The second half of my trip, and the very reason I was in France to begin with took me out of Paris, and out of the scope of the movie. The retreat at Taize was not a disappointment, but only because I was prepared for the worst. It gave me a lot of good reflection time, which was very nice, and really, is a place apart from the world. Life there consists of three prayers a day, where you sit in a big room and chant their songs, which was nice. Then food, which as a rule, was bad and there was never enough of it. There was also a "bible introduction," which was elementary, and palled in comparison to Sophomore year. But the majority of the people there, and even those in my group have had very little religious education, and actually learned from the experience. What I learned the most from was the students from Israel that were there. The intention was that A few Jewish Israelis and Christian Palestinians would come to the retreat and talk or something, but the Palestinians didn't get visas in time, and I was chosen to take one of their place. It was very interesting to experience Judaism from Jews. I have of course learned a lot over the years both from the comparative religion class at JHS and from things like Passover at Cornell, but really have never experienced from anyone who is, to the depth of their being, Jewish. Even the many Jews at Cornell are on the whole very secular, without any religious component other than going home for Passover, so to see Jews actually act out and teach their faith was something. I like it, especially the bittersweet aspect that seems to underlie their experience of the divine. They also invited me to shabbat, which was great food compared to the dismal fare at the retreat.

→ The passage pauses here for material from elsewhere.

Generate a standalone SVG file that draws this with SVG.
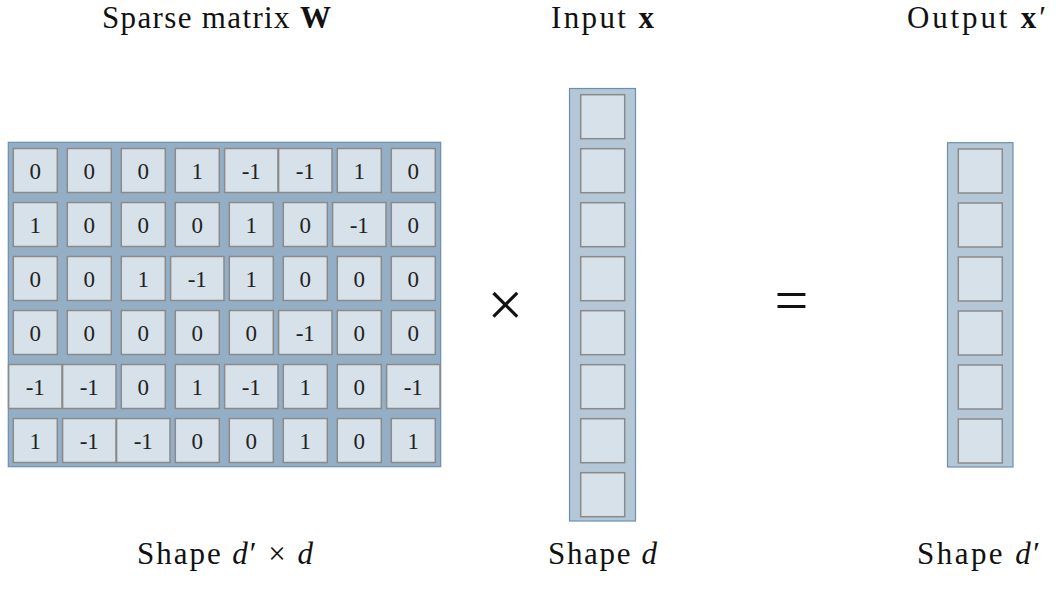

My group, 6 Cornellians, were selected because we were involved in Campus Ministry in some way (all I did was go to Guatemala). One of the priests is getting old, and worried about his legacy at Cornell, came into a large sum of money, and wanted to send students to a place that has influenced his life very much, and then we could come back and help the shoddy shape of the Cornell Catholic Community. I really don't know how much we'll be able to do, but I guess I'm kinda committed to Campus Ministry now.... I'm of course glad that he sent us, I don't know when I'd see France any other way, but I'm not sure if it was worth it. The best part of the trip was meeting new people, (predominately German) including the other 3 Americans at the retreat. Although, I could have done the same reflecting anywhere else, the fact is that I wouldn't have, and so I'm quite grateful that I went. I even think I found God in some new way. It was like the last clip in Paris, je t'aime. A lady from Denver goes to Paris, sees the sights, sits in a park (always the park!) and falls in love with Paris. While I certainly hope that I'm not as pathetic or lonely as that woman, I could at least relate. I went to Paris, and found something; God, answers, life, love, I'm not sure, but there was something.